Впрочем, даже усилие было не обязательным. Ровно четыре года назад, в той же «Горькой судьбине», Стрепетова выступала в качестве гастролерши и на самой Александринской сцене.
Инициатором этого беспримерного случая была комедийная актриса Левкеева. Она обладала особым даром умело и выгодно обставлять свои бенефисы. Не полагаясь на личную популярность, она украшала афиши бенефисных спектаклей громкими именами. В сезон 1877 года более громкое имя, чем Стрепетова, найти было трудно.
Требовалась особая ловкость и предприимчивость, чтобы добиться от неподатливого начальства осуществления своего замысла. Только под сильным нажимом дирекция могла разрешить участие в спектакле императорского театра провинциальной знаменитости. И какой! С репутацией демократки и чуть не ниспровергательницы основ!
Но Левкеева своего добилась. Разрешение на одно выступление Стрепетовой было получено. Бенефисный спектакль состоялся и имел оглушительный успех.
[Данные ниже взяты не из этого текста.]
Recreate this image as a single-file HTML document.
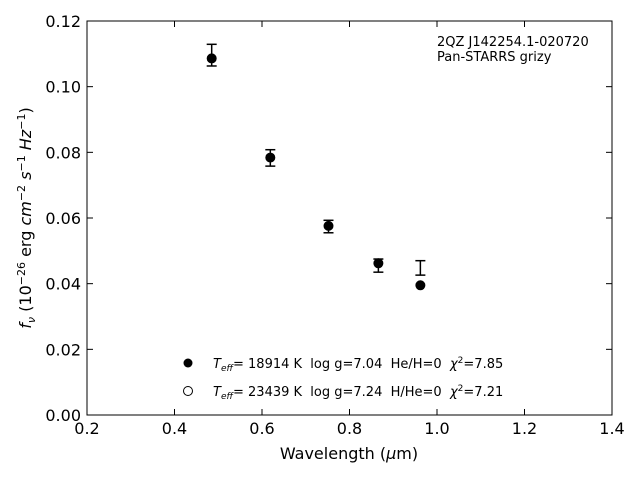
<!DOCTYPE html>
<html><head><meta charset="utf-8"><style>
body{margin:0;background:#fff}
svg{font-family:"DejaVu Sans","Liberation Sans",sans-serif}
text{white-space:pre}
</style></head><body>
<svg id="chart" width="640" height="480" viewBox="0 0 640 480">
<rect x="87" y="21" width="525" height="394" fill="none" stroke="#000" stroke-width="1"/>
<g id="ticks"></g>
<g id="marks"></g>
<text x="437" y="46" font-size="13">2QZ J142254.1-020720</text>
<text x="437" y="61" font-size="13">Pan-STARRS grizy</text>
<text x="349" y="459" font-size="16" text-anchor="middle">Wavelength (<tspan font-style="italic">μ</tspan>m)</text>
<text transform="translate(31,218) rotate(-90)" font-size="16" text-anchor="middle"><tspan font-style="italic">f</tspan><tspan font-style="italic" font-size="11" dy="4">ν</tspan><tspan dy="-4"> (10</tspan><tspan font-size="11" dy="-6">−26</tspan><tspan dy="6"> erg </tspan><tspan font-style="italic">cm</tspan><tspan font-size="11" dy="-6">−2</tspan><tspan dy="6"> </tspan><tspan font-style="italic">s</tspan><tspan font-size="11" dy="-6">−1</tspan><tspan dy="6"> </tspan><tspan font-style="italic">Hz</tspan><tspan font-size="11" dy="-6">−1</tspan><tspan dy="6">)</tspan></text>
<g>
<circle cx="188" cy="363" r="4.5" fill="#000"/>
<text x="213" y="368" font-size="13"><tspan font-style="italic">T</tspan><tspan font-style="italic" font-size="9" dy="3">eff</tspan><tspan dy="-3">= 18914 K  log g=7.04  He/H=0  </tspan><tspan font-style="italic">χ</tspan><tspan font-size="9" dy="-5">2</tspan><tspan dy="5">=7.85</tspan></text>
<circle cx="188" cy="391" r="4.5" fill="#fff" stroke="#000"/>
<text x="213" y="396" font-size="13"><tspan font-style="italic">T</tspan><tspan font-style="italic" font-size="9" dy="3">eff</tspan><tspan dy="-3">= 23439 K  log g=7.24  H/He=0  </tspan><tspan font-style="italic">χ</tspan><tspan font-size="9" dy="-5">2</tspan><tspan dy="5">=7.21</tspan></text>
</g>
</svg>
<script>
const wavelengths=[0.485,0.619,0.752,0.866,0.962];
const observedFlux=[0.1096,0.0783,0.0574,0.0455,0.0448];
const observedErr=[0.0033,0.0025,0.0019,0.0020,0.0022];
const modelHeFlux=[0.1086,0.0784,0.0576,0.0462,0.0395];
const modelHFlux=[0.1086,0.0784,0.0576,0.0462,0.0395];
const xTicks=[0.2,0.4,0.6,0.8,1.0,1.2,1.4];
const yTicks=[0.00,0.02,0.04,0.06,0.08,0.10,0.12];
const NS="http://www.w3.org/2000/svg";
const X=v=>87+(v-0.2)/1.2*525;
const Y=v=>415-v/0.12*394;
function mk(tag,attrs,parent){const e=document.createElementNS(NS,tag);for(const k in attrs)e.setAttribute(k,attrs[k]);parent.appendChild(e);return e;}
const tg=document.getElementById('ticks'),mg=document.getElementById('marks');
xTicks.forEach(t=>{const x=X(t);
const l=mk('line',{x1:x,x2:x,y1:415,y2:409,stroke:'#000'},tg);


const l2=mk('line',{x1:x,x2:x,y1:21,y2:27,stroke:'#000'},tg);


const tx=mk('text',{x:x,y:434,'font-size':16,'text-anchor':'middle'},tg);tx.textContent=t.toFixed(1);

});
yTicks.forEach(t=>{const y=Y(t);
const l=mk('line',{x1:87,x2:93,y1:y,y2:y,stroke:'#000'},tg);


const l2=mk('line',{x1:606,x2:612,y1:y,y2:y,stroke:'#000'},tg);


const tx=mk('text',{x:81,y:y+6,'font-size':16,'text-anchor':'end'},tg);tx.textContent=t.toFixed(2);

});
wavelengths.forEach((w,i)=>{const x=X(w);
const c=mk('circle',{cx:x,cy:Y(modelHFlux[i]),r:4.5,fill:'#fff',stroke:'#000'},mg);


const c2=mk('circle',{cx:x,cy:Y(modelHeFlux[i]),r:4.5,fill:'#000'},mg);


const top=Y(observedFlux[i]+observedErr[i]),bot=Y(observedFlux[i]-observedErr[i]);
const g=mk('g',{stroke:'#000','stroke-width':1.5},mg);


mk('line',{x1:x,x2:x,y1:top,y2:bot},g);
mk('line',{x1:x-5,x2:x+5,y1:top,y2:top},g);
mk('line',{x1:x-5,x2:x+5,y1:bot,y2:bot},g);});
</script>
</body></html>
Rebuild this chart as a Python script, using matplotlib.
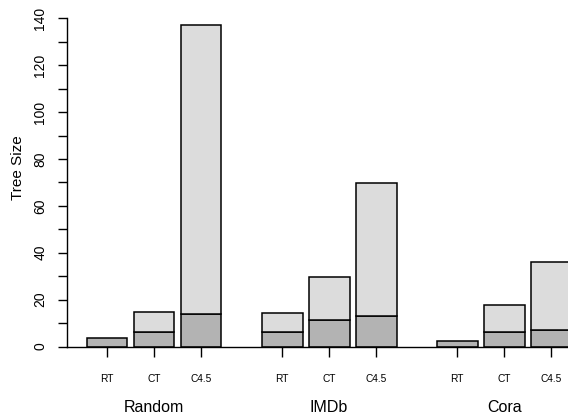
import matplotlib
matplotlib.use("Agg")
import matplotlib.pyplot as plt
import numpy as np

plt.rcParams['font.family'] = ['Liberation Sans', 'DejaVu Sans']

groups = ["Random", "IMDb", "Cora"]
methods = ["RT", "CT", "C4.5"]
# lower (dark) segment and total height for each group x method
lower = {
    "Random": [3.8, 6.1, 13.8],
    "IMDb":   [6.3, 11.4, 13.0],
    "Cora":   [2.3, 6.3, 7.2],
}
total = {
    "Random": [3.8, 14.9, 137.1],
    "IMDb":   [14.4, 29.6, 69.7],
    "Cora":   [2.3, 17.8, 36.1],
}

W, H = 568, 417
fig = plt.figure(figsize=(W / 100, H / 100), dpi=100)
left_px, right_px = 67.3, 568
bot_px, top_px = 346.5, 18.3
ax = fig.add_axes([left_px / W, (H - bot_px) / H,
                   (right_px - left_px) / W, (bot_px - top_px) / H])

unit = 47.0
group_step = 3.725
bar_w = 0.872
ax.set_xlim(-(107 - left_px) / unit, (right_px - 107) / unit)
ax.set_ylim(0, 140)

dark = "#b3b3b3"
light = "#dcdcdc"
xs_all, labels_all = [], []
for g, grp in enumerate(groups):
    xs = g * group_step + np.arange(len(methods))
    lo = np.array(lower[grp])
    tot = np.array(total[grp])
    ax.bar(xs, lo, width=bar_w, color=dark, edgecolor="black", linewidth=1.1, zorder=2)
    up = tot - lo
    mask = up > 0
    ax.bar(xs[mask], up[mask], bottom=lo[mask], width=bar_w, color=light,
           edgecolor="black", linewidth=1.1, zorder=2)
    xs_all.extend(xs)
    labels_all.extend(methods)
    ax.text(xs.mean(), (H - 407) / H, grp, transform=ax.get_xaxis_transform() if False else
            matplotlib.transforms.blended_transform_factory(ax.transData, fig.transFigure),
            ha="center", va="center", fontsize=11.5)

ax.set_xticks(xs_all)
ax.set_xticklabels(labels_all, fontsize=7.3)
ax.tick_params(axis="x", length=7.2, width=1.0, pad=12.5, direction="out")

ax.set_yticks(np.arange(0, 141, 10))
ax.set_yticklabels([str(v) if v % 20 == 0 else "" for v in range(0, 141, 10)],
                   rotation=90, va="center", fontsize=10)
ax.tick_params(axis="y", length=6.5, width=1.0, pad=8.0, direction="out")

for s in ["top", "right"]:
    ax.spines[s].set_visible(False)
ax.spines["left"].set_linewidth(1.0)
ax.spines["bottom"].set_linewidth(1.0)

fig.text(18.3 / W, (H - 168) / H, "Tree Size", rotation=90, ha="center", va="center",
         fontsize=11)

fig.savefig("out.png", dpi=100)
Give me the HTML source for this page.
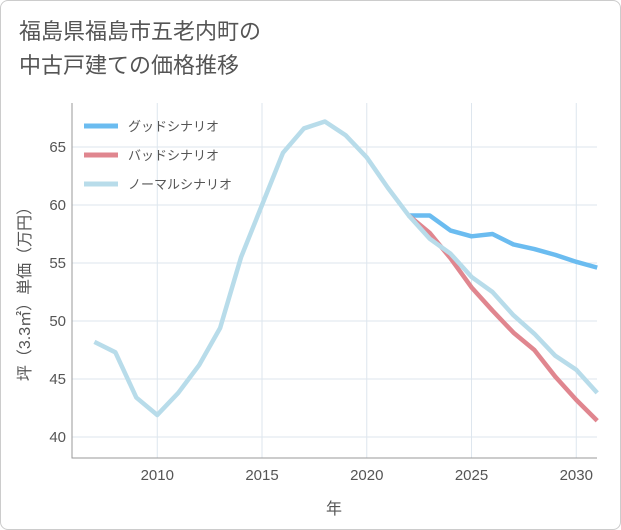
<!DOCTYPE html>
<html><head><meta charset="utf-8"><style>
body{margin:0;background:#fff;font-family:"Liberation Sans","Noto Sans CJK JP",sans-serif;}
#wrap{position:relative;width:619px;height:528px;border:1px solid #ccc;border-radius:8px;background:#fff;}
#title{position:absolute;left:18px;top:14px;font-size:22px;line-height:34px;color:#555;}
</style></head><body>
<div id="wrap">
<div id="title">福島県福島市五老内町の<br>中古戸建ての価格推移</div>
<svg id="chart" width="621" height="530" style="position:absolute;left:-1px;top:-1px"></svg>
</div>
<script>
const years=[2007,2008,2009,2010,2011,2012,2013,2014,2015,2016,2017,2018,2019,2020,2021,2022,2023,2024,2025,2026,2027,2028,2029,2030,2031];
const normal=[48.2,47.3,43.4,41.9,43.8,46.2,49.4,55.5,60,64.5,66.6,67.2,66,64.1,61.5,59.1,57.1,55.8,53.8,52.5,50.5,48.9,47,45.8,43.8];
const goodYears=[2022,2023,2024,2025,2026,2027,2028,2029,2030,2031];
const good=[59.1,59.1,57.8,57.3,57.5,56.6,56.2,55.7,55.1,54.6];
const bad=[59.1,57.6,55.4,52.9,50.9,49.0,47.5,45.2,43.2,41.4];
const xTicks=[2010,2015,2020,2025,2030];
const yTicks=[40,45,50,55,60,65];
const L=72,R=597,T=103,B=458;
const x=v=>L+(v-2005.93)*20.95;
const y=v=>147+(65-v)*11.6;
const svg=document.getElementById('chart');
const NS='http://www.w3.org/2000/svg';
function mk(t,a){const e=document.createElementNS(NS,t);for(const k in a)e.setAttribute(k,a[k]);svg.appendChild(e);return e;}
xTicks.forEach(v=>{const l=mk('line',{x1:x(v),x2:x(v),y1:T,y2:B,stroke:'#dde6ee'});


const t=mk('text',{x:x(v),y:B+22,'text-anchor':'middle','font-size':15,fill:'#555'});t.textContent=v;

});
yTicks.forEach(v=>{const l=mk('line',{x1:L,x2:R,y1:y(v),y2:y(v),stroke:'#dde6ee'});


const t=mk('text',{x:L-6,y:y(v)+5,'text-anchor':'end','font-size':15,fill:'#555'});t.textContent=v;

});
const ax=mk('path',{d:`M${L} ${T}V${B}H${R}`,fill:'none',stroke:'#999'});


function line(xs,vs,c,name){const p=mk('polyline',{points:xs.map((yr,i)=>x(yr)+','+y(vs[i])).join(' '),fill:'none',stroke:c,'stroke-width':4.5,'stroke-linejoin':'round'});

}
line(goodYears,good,'#6bbcf0','good-scenario-line');
line(goodYears,bad,'#e0868f','bad-scenario-line');
line(years,normal,'#b8dcea','normal-scenario-line');
const leg=[['グッドシナリオ','#6bbcf0',126],['バッドシナリオ','#e0868f',155],['ノーマルシナリオ','#b8dcea',184]];
leg.forEach(([n,c,yy])=>{const l=mk('line',{x1:84,x2:118,y1:yy,y2:yy,stroke:c,'stroke-width':5});


const t=mk('text',{x:128,y:yy+5,'font-size':13,fill:'#555'});t.textContent=n;

});
const xt=mk('text',{x:334,y:514,'text-anchor':'middle','font-size':16,fill:'#555'});xt.textContent='年';


const yt=mk('text',{x:0,y:0,'text-anchor':'middle','font-size':16,fill:'#555',transform:'translate(30,290) rotate(-90)'});yt.textContent='坪（3.3㎡）単価（万円）';


</script>
</body></html>
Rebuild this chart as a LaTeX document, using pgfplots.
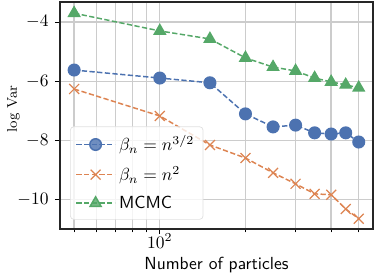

Писательница Читау-Кармина написала в воспоминаниях об этом спектакле:
«Многие актрисы и актеры Александринского театра, раньше критиковавшие Стрепетову и неприятно пораженные на спектакле ее видом растрепанной бабы, слишком уж натуралистически передающей пароксизмы отчаянья и горя, были настолько искренне потрясены ее исполнением, не скажу даже игрой, так как перед ними была сама неприкрашенная жизнь, сама русская подоплека, что я видела слезы на глазах актрис и недоуменно взволнованные лица актеров».